Limak wants to give one ball to each of his three friends. Giving gifts isn't easy — there are two rules Limak must obey to make friends happy:

No two friends can get balls of the same size.

No two friends can get balls of sizes that differ by more than 2.

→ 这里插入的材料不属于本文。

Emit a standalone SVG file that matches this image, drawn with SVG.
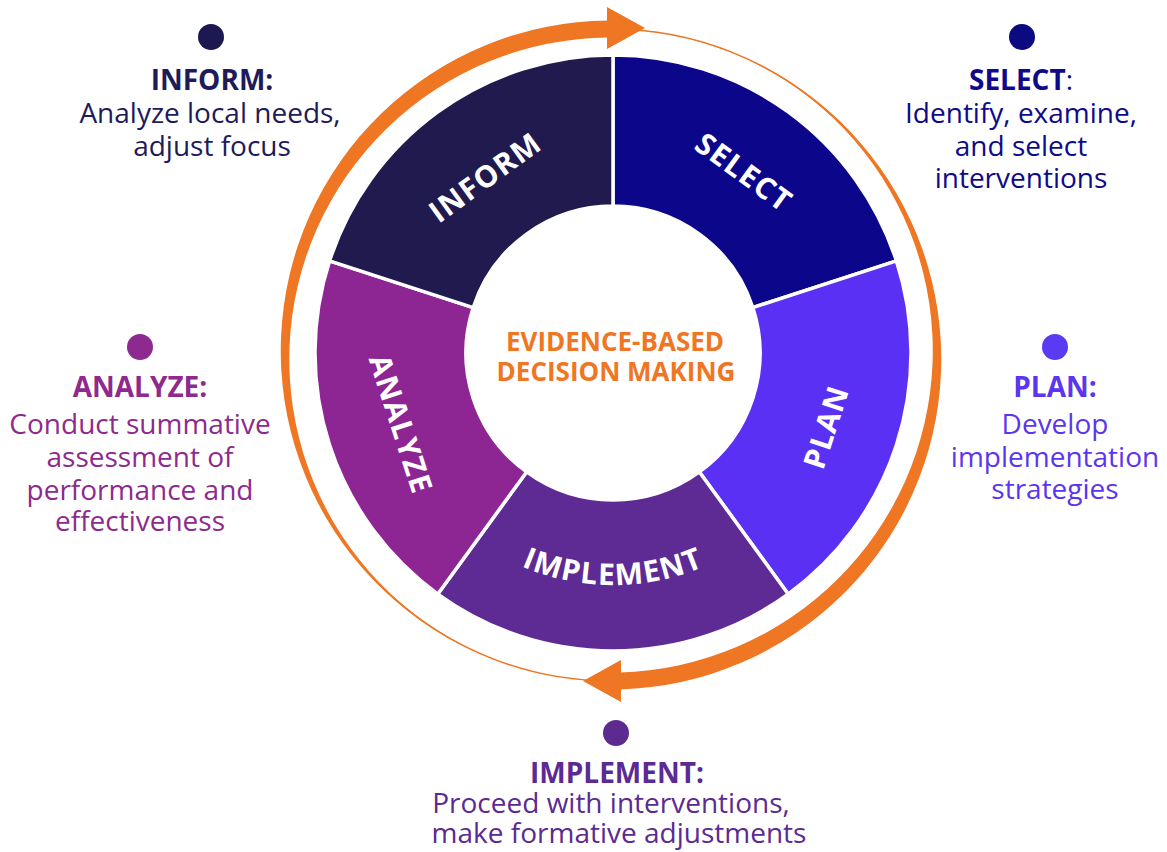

For example, Limak can choose balls with sizes 4, 5 and 3,
or balls with sizes 90, 91 and 92.
But he can't choose balls with sizes 5, 5and 6 (two
friends would get balls of the same size), and he can't choose balls with sizes 30, 31 and 33 (because
sizes 30 and 33 differ
by more than 2).
Your task is to check whether Limak can choose three balls that satisfy conditions above.

Input
The first line of the input contains one integer n (3 ≤ n ≤ 50) —
the number of balls Limak has.
The second line contains n integers t1, t2, ..., tn (1 ≤ ti ≤ 1000)
where ti denotes
the size of the i-th ball.

Output
Print "YES" (without quotes) if Limak can choose three balls of distinct sizes,
such that any two of them differ by no more than 2. Otherwise, print "NO"
(without quotes).

Examples

input

4
18 55 16 17

output

YES

input

6
40 41 43 44 44 44

output

NO

input

8
5 972 3 4 1 4 970 971

output

YES

Note
In the first sample, there are 4 balls
and Limak is able to choose three of them to satisfy the rules. He must must choose balls with sizes18, 16 and 17.
In the second sample, there is no way to give gifts to three friends without breaking the rules.
In the third sample, there is even more than one way to choose balls:

Choose balls with sizes 3, 4 and 5.

Choose balls with sizes 972, 970, 971.

题目本身不难，就是问你有没有三个连续的数字，比如1 2 3，45 46 47这样的，如果你用等差数列去判断，那存在一个坑点就是1 2 2 3，这样不是等差数列，但是也是可行的即输出YES。因此用了unique函数，这个函数的作用是把一个排序后的数组合并连续区间内相同的数字，比如1 2 2 2 3会变成1 2 3，那么剩下的两个2去哪了呢，被移到了数组的末尾。此函数本身返回一个完成合并区间的超尾指针，跟.end()差不多。因此使用之后的数组大小应该是N=unique(list,list+n)-list;

代码：

#include<iostream>
#include<algorithm>
#include<cstdlib>
#include<sstream>
#include<cstring>
#include<cstdio>
#include<string>
#include<deque>
#include<cmath>
#include<queue>
#include<set>
#include<map>
using namespace std;
int list[100];
int main (void)
{
int n,i,j,k;
while (cin>>n)
{
memset(list,0,sizeof(list));
bool flag=0;
for (i=0; i<n; i++)
{
cin>>list[i];
}
sort(list,list+n);
int *p=unique(list,list+n);
int k=p-list;
for (i=0; i<k-2; i++)
{
if(list[i]+1==list[i+1]&&list[i+1]+1==list[i+2]&&list[i]+2==list[i+2])
{
flag=true;
break;
}
}
if(flag)
cout<<"YES"<<endl;
else
cout<<"NO"<<endl;
}
return 0;
}